My life took many different turns, and I ended up working on “I Am Pilgrim.” Two-hundred pages into “Pilgrim” — too far in to abandon it, not far enough to see the end — my brother arrived at my house and told me he had cancer. Then five months later — I wouldn’t wish this on anybody — I was standing in the hospital corridor, and the doctors were telling me my father, who was quite elderly, had multiple organ failure. I had to ask them to turn the machines off. Six months later, my mother died.

But I couldn’t stop. I had a wife. We had four children within the space of six years. I had responsibilities. I never mourned; I didn’t have time. I just got up every morning, and I dug a ditch. And I finished it. I fulfilled some sort of dream, some kind of ambition: It was highly acknowledged around the world, and it became an international bestseller. But there was nobody there to share it with — nobody from the early days. It was just me.

So I took some time to work through a lot of things. That’s life — I’m not complaining about that. It caused me, more than anything else, to think about my own kids. And I made a very conscious decision that I could always write another book; I could never bring them up properly again. So, I did it. I never missed a cricket training session. I never missed a soccer game, a horse-riding lesson, and I saw 10,000 productions of “Aladdin” starring my kids — and that was the highest price any parent can ever pay. Mention the word Aladdin to me, and I start to break down in a sweat. And so I started to write “Locust,” but it took quite some time.
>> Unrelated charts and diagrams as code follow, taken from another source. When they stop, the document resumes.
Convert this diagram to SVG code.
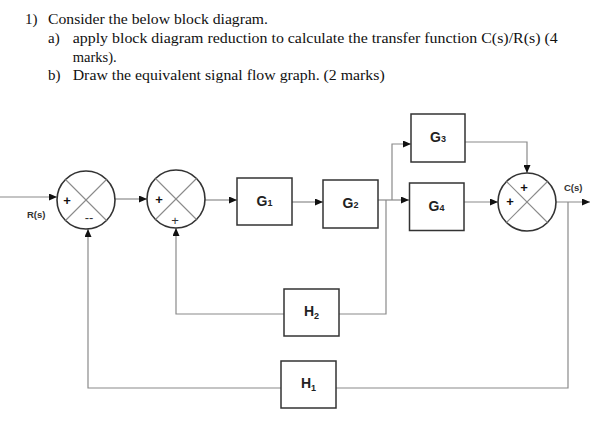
<svg xmlns="http://www.w3.org/2000/svg" width="616" height="421" viewBox="0 0 616 421">
  <style>
    .title { font-family: "Liberation Serif", "Times New Roman", serif; font-size: 15px; fill: #111; }
    .box { fill: #fff; stroke: #333; stroke-width: 1.5; }
    .sum { fill: #fff; stroke: #333; stroke-width: 1.6; }
    .xline { stroke: #8a8a8a; stroke-width: 1.1; }
    .wire { fill: none; stroke: #8a8a8a; stroke-width: 1.2; }
    .lbl { font-family: "Liberation Sans", Arial, sans-serif; font-weight: bold; font-size: 14px; fill: #222; text-anchor: middle; }
    .sub { font-size: 9px; }
    .sig { font-family: "Liberation Sans", Arial, sans-serif; font-weight: bold; font-size: 9.5px; fill: #333; }
    .sign { font-family: "Liberation Sans", Arial, sans-serif; font-weight: bold; font-size: 13px; fill: #111; text-anchor: middle; }
    .thin { font-weight: normal; fill: #333; }
  </style>
  <defs>
    <marker id="arr" markerWidth="8" markerHeight="7" refX="8" refY="3.5" orient="auto" markerUnits="userSpaceOnUse">
      <path d="M0,0 L8,3.5 L0,7 z" fill="#111"/>
    </marker>
  </defs>
  <rect width="616" height="421" fill="#fff"/>

  <g id="question">
    <text class="title" x="25" y="24">1)</text>
    <text class="title" x="48" y="24" textLength="220" lengthAdjust="spacingAndGlyphs">Consider the below block diagram.</text>
    <text class="title" x="48" y="43">a)</text>
    <text class="title" x="72.7" y="43" textLength="485" lengthAdjust="spacingAndGlyphs">apply block diagram reduction to calculate the transfer function C(s)/R(s) (4</text>
    <text class="title" x="72.7" y="62" textLength="44" lengthAdjust="spacingAndGlyphs">marks).</text>
    <text class="title" x="48" y="80">b)</text>
    <text class="title" x="72.7" y="80" textLength="312" lengthAdjust="spacingAndGlyphs">Draw the equivalent signal flow graph. (2 marks)</text>
  </g>

  <g id="connectors">
    <line class="wire" x1="0" y1="197" x2="57" y2="197" marker-end="url(#arr)"/>
    <line class="wire" x1="115" y1="199" x2="147" y2="199" marker-end="url(#arr)"/>
    <line class="wire" x1="205" y1="200" x2="237" y2="200" marker-end="url(#arr)"/>
    <line class="wire" x1="292" y1="202" x2="323" y2="202" marker-end="url(#arr)"/>
    <line class="wire" x1="378" y1="200" x2="409" y2="200" marker-end="url(#arr)"/>
    <polyline class="wire" points="392,200 392,144 411,144" marker-end="url(#arr)"/>
    <polyline class="wire" points="386,200 386,314 339,314"/>
    <polyline class="wire" points="284,314 176,314 176,228" marker-end="url(#arr)"/>
    <polyline class="wire" points="465,142 527,142 527,173" marker-end="url(#arr)"/>
    <line class="wire" x1="464" y1="202" x2="498" y2="202" marker-end="url(#arr)"/>
    <line class="wire" x1="556" y1="202" x2="590" y2="202" marker-end="url(#arr)"/>
    <polyline class="wire" points="568,202 568,388 336,388"/>
    <polyline class="wire" points="281,388 88,388 88,229" marker-end="url(#arr)"/>
  </g>

  <g id="sum1">
    <circle class="sum" cx="86" cy="200" r="29"/>
    <line class="xline" x1="65.5" y1="179.5" x2="106.5" y2="220.5"/>
    <line class="xline" x1="65.5" y1="220.5" x2="106.5" y2="179.5"/>
    <text class="sign" x="67" y="204.5">+</text>
    <text class="sign thin" x="89" y="222" font-size="12">--</text>
  </g>

  <g id="sum2">
    <circle class="sum" cx="176" cy="199" r="29"/>
    <line class="xline" x1="155.5" y1="178.5" x2="196.5" y2="219.5"/>
    <line class="xline" x1="155.5" y1="219.5" x2="196.5" y2="178.5"/>
    <text class="sign" x="159" y="204">+</text>
    <text class="sign thin" x="175" y="225">+</text>
  </g>

  <g id="sum3">
    <circle class="sum" cx="527" cy="202" r="29"/>
    <line class="xline" x1="506.5" y1="181.5" x2="547.5" y2="222.5"/>
    <line class="xline" x1="506.5" y1="222.5" x2="547.5" y2="181.5"/>
    <text class="sign" x="524" y="191.5">+</text>
    <text class="sign" x="510" y="205.5">+</text>
  </g>

  <g id="G1">
    <rect class="box" x="237" y="178" width="55" height="47"/>
    <text class="lbl" x="264.5" y="206">G<tspan class="sub">1</tspan></text>
  </g>
  <g id="G2">
    <rect class="box" x="323" y="180" width="55" height="48"/>
    <text class="lbl" x="350.5" y="208">G<tspan class="sub">2</tspan></text>
  </g>
  <g id="G3">
    <rect class="box" x="411" y="114" width="54" height="48"/>
    <text class="lbl" x="438" y="142">G<tspan class="sub">3</tspan></text>
  </g>
  <g id="G4">
    <rect class="box" x="409.5" y="183" width="54.5" height="47.5"/>
    <text class="lbl" x="436.5" y="211">G<tspan class="sub">4</tspan></text>
  </g>
  <g id="H2">
    <rect class="box" x="284" y="289" width="55" height="47"/>
    <text class="lbl" x="311.5" y="316">H<tspan class="sub" font-size="10" dy="3">2</tspan></text>
  </g>
  <g id="H1">
    <rect class="box" x="281" y="361" width="55" height="47"/>
    <text class="lbl" x="308.5" y="388">H<tspan class="sub" font-size="10" dy="3">1</tspan></text>
  </g>

  <g id="labels">
    <text class="sig" x="27" y="218">R(s)</text>
    <text class="sig" x="564" y="191">C(s)</text>
  </g>
</svg>
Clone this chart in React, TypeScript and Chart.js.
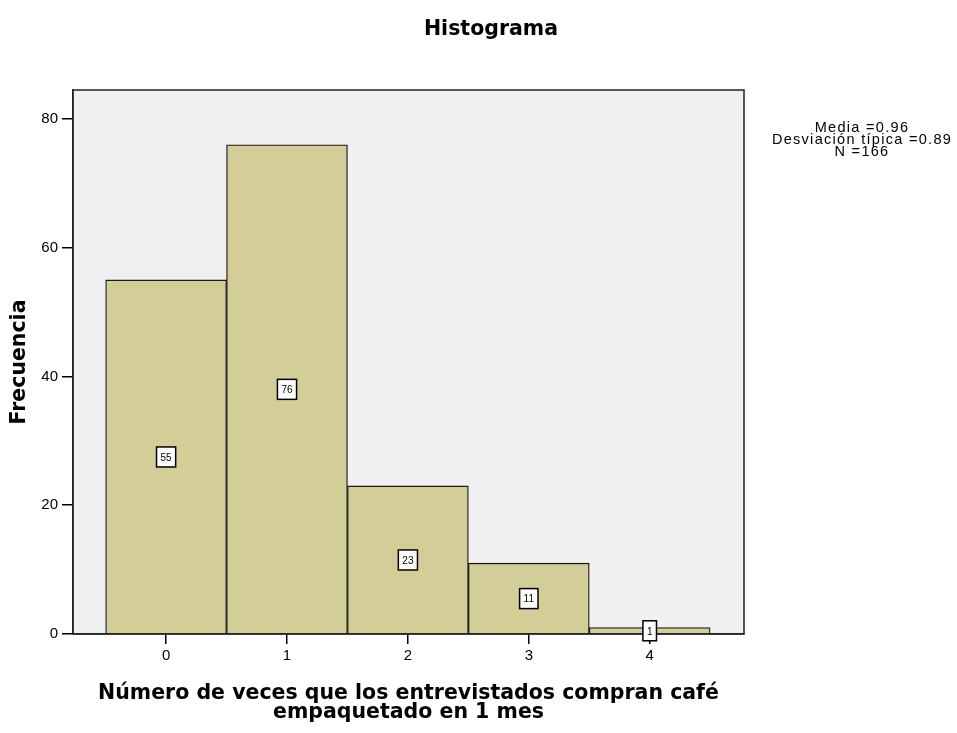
import React, { useEffect, useRef } from "react";
import { Chart, registerables } from "chart.js";

Chart.register(...registerables);

const categories = [0, 1, 2, 3, 4];
const frequencies = [55, 76, 23, 11, 1];
const yTicks = [0, 20, 40, 60, 80];
const titleText = "Histograma";
const yTitle = "Frecuencia";
const xTitleLines = ["Número de veces que los entrevistados compran café", "empaquetado en 1 mes"];
const statsLines = ["Media =0.96", "Desviación típica =0.89", "N =166"];

const FONT = "'Liberation Sans', Arial, sans-serif";
const WIDE = "'DejaVu Sans', Verdana, sans-serif";

export default function App() {
  const ref = useRef<HTMLCanvasElement>(null);
  useEffect(() => {
    document.body.style.margin = "0";
    const canvas = ref.current!;
    const overlay = {
      id: "overlay",
      beforeDraw(chart: any) {
        const { ctx, chartArea: a } = chart;
        ctx.save();
        ctx.fillStyle = "#ffffff";
        ctx.fillRect(0, 0, chart.width, chart.height);
        ctx.fillStyle = "#f0f0f0";
        ctx.fillRect(a.left, a.top, a.right - a.left, a.bottom - a.top);
        ctx.restore();
      },
      afterDraw(chart: any) {
        const { ctx, chartArea: a } = chart;
        const xs = chart.scales.x;
        const ys = chart.scales.y;
        ctx.save();
        // frame
        ctx.strokeStyle = "#222";
        ctx.lineWidth = 1.5;
        ctx.strokeRect(a.left, a.top, a.right - a.left, a.bottom - a.top);
        // value boxes
        ctx.font = `10px ${FONT}`;
        ctx.textAlign = "center";
        ctx.textBaseline = "middle";
        categories.forEach((c, i) => {
          const v = frequencies[i];
          const cx = xs.getPixelForValue(c);
          const cy = ys.getPixelForValue(v / 2);
          const t = String(v);
          const w = Math.max(ctx.measureText(t).width + 8, 13);
          const h = 20;
          ctx.fillStyle = "#fff";
          ctx.fillRect(cx - w / 2, cy - h / 2, w, h);
          ctx.strokeStyle = "#000";
          ctx.lineWidth = 1.5;
          ctx.strokeRect(cx - w / 2, cy - h / 2, w, h);
          ctx.fillStyle = "#000";
          ctx.fillText(t, cx, cy + 1);
        });
        // title
        ctx.fillStyle = "#000";
        ctx.font = `bold 20.5px ${WIDE}`;
        ctx.fillText(titleText, 491, 30);
        // y title
        ctx.save();
        ctx.translate(20, (a.top + a.bottom) / 2);
        ctx.rotate(-Math.PI / 2);
        ctx.font = `bold 20.5px ${WIDE}`;
        ctx.fillText(yTitle, 0, 0);
        ctx.restore();
        // x title
        ctx.font = `bold 20.5px ${WIDE}`;
        const xc = (a.left + a.right) / 2;
        xTitleLines.forEach((l, i) => ctx.fillText(l, xc, 694 + i * 19));
        // stats
        ctx.font = `14.5px ${FONT}`;
        (ctx as any).letterSpacing = "1.3px";
        statsLines.forEach((l, i) => ctx.fillText(l, 862, 128 + i * 12));
        ctx.restore();
      },
    };
    const chart = new Chart(canvas, {
      type: "bar",
      data: {
        datasets: [
          {
            data: categories.map((c, i) => ({ x: c, y: frequencies[i] })),
            backgroundColor: "#d3ce97",
            borderColor: "#1a1a1a",
            borderWidth: 1.3,
            barPercentage: 1,
            categoryPercentage: 1,
          },
        ],
      },
      options: {
        animation: false,
        responsive: false,
        maintainAspectRatio: false,
        layout: { padding: { left: 0, right: 213, top: 90, bottom: 0 } },
        plugins: { legend: { display: false }, tooltip: { enabled: false } },
        scales: {
          x: {
            type: "linear",
            offset: false,
            min: -0.77,
            max: 4.78,
            afterFit(s: any) {
              s.height = 99;
            },
            afterBuildTicks(s: any) {
              s.ticks = categories.map((v) => ({ value: v }));
            },
            grid: { display: true, offset: false, drawOnChartArea: false, drawTicks: true, tickLength: 10, color: "#000", lineWidth: 1.5 },
            border: { display: true, color: "#222", width: 1.5 },
            ticks: { color: "#000", font: { family: FONT, size: 15 }, padding: 3, callback: (v: any) => String(v) },
          },
          y: {
            min: 0,
            max: 84.5,
            afterFit(s: any) {
              s.width = 73;
            },
            afterBuildTicks(s: any) {
              s.ticks = yTicks.map((v) => ({ value: v }));
            },
            grid: { display: true, drawOnChartArea: false, drawTicks: true, tickLength: 11, color: "#000", lineWidth: 1.5 },
            border: { display: true, color: "#222", width: 1.5 },
            ticks: { color: "#000", font: { family: FONT, size: 15 }, padding: 4, callback: (v: any) => String(v) },
          },
        },
      },
      plugins: [overlay],
    });
    return () => chart.destroy();
  }, []);
  return <canvas ref={ref} width={957} height={733} style={{ display: "block" }} />;
}
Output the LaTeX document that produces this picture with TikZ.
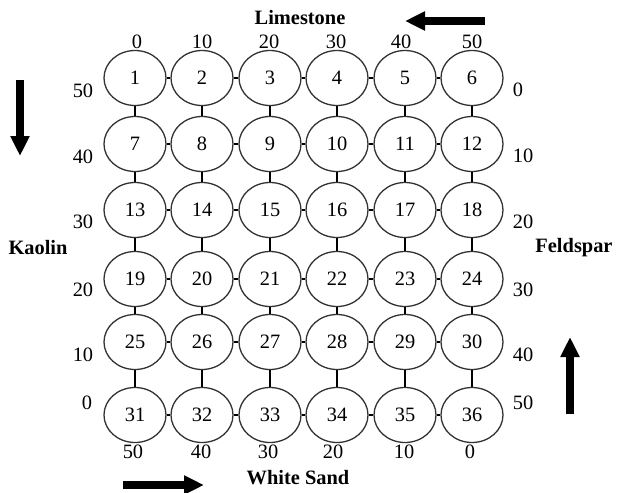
\documentclass[tikz,border=0pt]{standalone}
\usepackage{fontspec}
\setmainfont{Liberation Serif}
\usetikzlibrary{arrows.meta,shapes.geometric}
\begin{document}
\begin{tikzpicture}[x=0.5pt,y=-0.5pt,
  cell/.style={ellipse,draw=black!80,line width=0.65pt,minimum width=31pt,minimum height=27.5pt,inner sep=0pt,font=\fontsize{10.2}{12}\selectfont},
  lab/.style={font=\fontsize{10.2}{12}\selectfont,inner sep=0pt},
  ttl/.style={font=\fontsize{10.2}{12}\selectfont\bfseries,inner sep=0pt},
  link/.style={line width=0.75pt},
  bigarrow/.style={line width=4pt,-{Triangle[length=10pt,width=9pt]}}]
\useasboundingbox (0,0) rectangle (617,493);
\fill[white] (0,0) rectangle (617,493);
% cells
\foreach \yy [count=\r] in {78,144,210,279,342,415}{
  \foreach \xx [count=\c] in {135,202,270,337,405,472}{
    \pgfmathtruncatemacro\n{(\r-1)*6+\c}
    \node[cell] (n\n) at (\xx,\yy) {\n};
  }
}
% horizontal links
\foreach \r in {0,...,5}{
  \foreach \c in {1,...,5}{
    \pgfmathtruncatemacro\a{\r*6+\c}
    \pgfmathtruncatemacro\b{\r*6+\c+1}
    \draw[link] (n\a) -- (n\b);
  }
}
% vertical links
\foreach \r in {0,...,4}{
  \foreach \c in {1,...,6}{
    \pgfmathtruncatemacro\a{\r*6+\c}
    \pgfmathtruncatemacro\b{\r*6+\c+6}
    \draw[link] (n\a) -- (n\b);
  }
}
% top labels
\foreach \xx/\t [count=\i] in {137/0,202/10,269/20,336/30,401/40,472/50}
  \node[lab] (t\i) at (\xx,42) {\t};
% bottom labels
\foreach \xx/\t [count=\i] in {133/50,201/40,268/30,333/20,404/10,470/0}
  \node[lab] (b\i) at (\xx,452) {\t};
% left labels
\foreach \yy/\t [count=\i] in {91/50,157/40,222/30,290/20,355/10}
  \node[lab] (l\i) at (83,\yy) {\t};
\node[lab] (l6) at (87,403) {0};
% right labels
\node[lab] (r1) at (518,90) {0};
\foreach \yy/\t [count=\i from 2] in {156/10,222/20,290/30,355/40,403/50}
  \node[lab] (r\i) at (523,\yy) {\t};
% titles
\node[ttl] (lime) at (300,18) {Limestone};
\node[ttl] (sand) at (298,478) {White Sand};
\node[ttl] (kao) at (38,248) {Kaolin};
\node[ttl] (feld) at (574,248) {Feldspar};
% arrows
\coordinate (a1s) at (485,21);
\coordinate (a1e) at (405,21);
\coordinate (a2s) at (123,485);
\coordinate (a2e) at (204,485);
\coordinate (a3s) at (20,80);
\coordinate (a3e) at (20,156);
\coordinate (a4s) at (570,414);
\coordinate (a4e) at (570,337);
\draw[bigarrow] (a1s) -- (a1e);
\draw[bigarrow] (a2s) -- (a2e);
\draw[bigarrow] (a3s) -- (a3e);
\draw[bigarrow] (a4s) -- (a4e);
\end{tikzpicture}
\end{document}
Q: You took some big risks in the final parts of the book. Those sections reminded me of a Marvel movie — the big set pieces that show off all the special effects, and the bigness of the multiverse. What made you want to try this out? What did you have to do to make it work?

A: I wish I knew. No, look, narrative storytelling is changing very dramatically, and the last people to realize that are in the book publishing industry. Somebody’s bringing out soap operas that you watch for one minute. Believe me, this is not “The Pickwick Papers” we’re talking about. This is something very different.

Narrative storytelling isn’t set in amber — it’s changing. And what I think has happened is that the form of narrative storytelling that so many people are being schooled in takes really big creative leaps. It switches up all the time. So you need to push yourself, and you need to try different things. And they might fail. But so what?

So, I thought: I’ve got a character who’s qualified in nuclear submarines. He’s a scientist. That’s what he believes in. The interesting thing is to take him to a place where all that may not be quite true. He’s entering a canyon in Iran, and he hears gunfire from the future. He sees a vision of a city in ruins. He has a choice: Do you just believe in a world of number and weight? Or do you believe in something you may not understand? And as long as I could give enough clues along the way, people would say, “Well, he’s obviously lost his mind, but I’ve got just enough confidence to keep going with him.”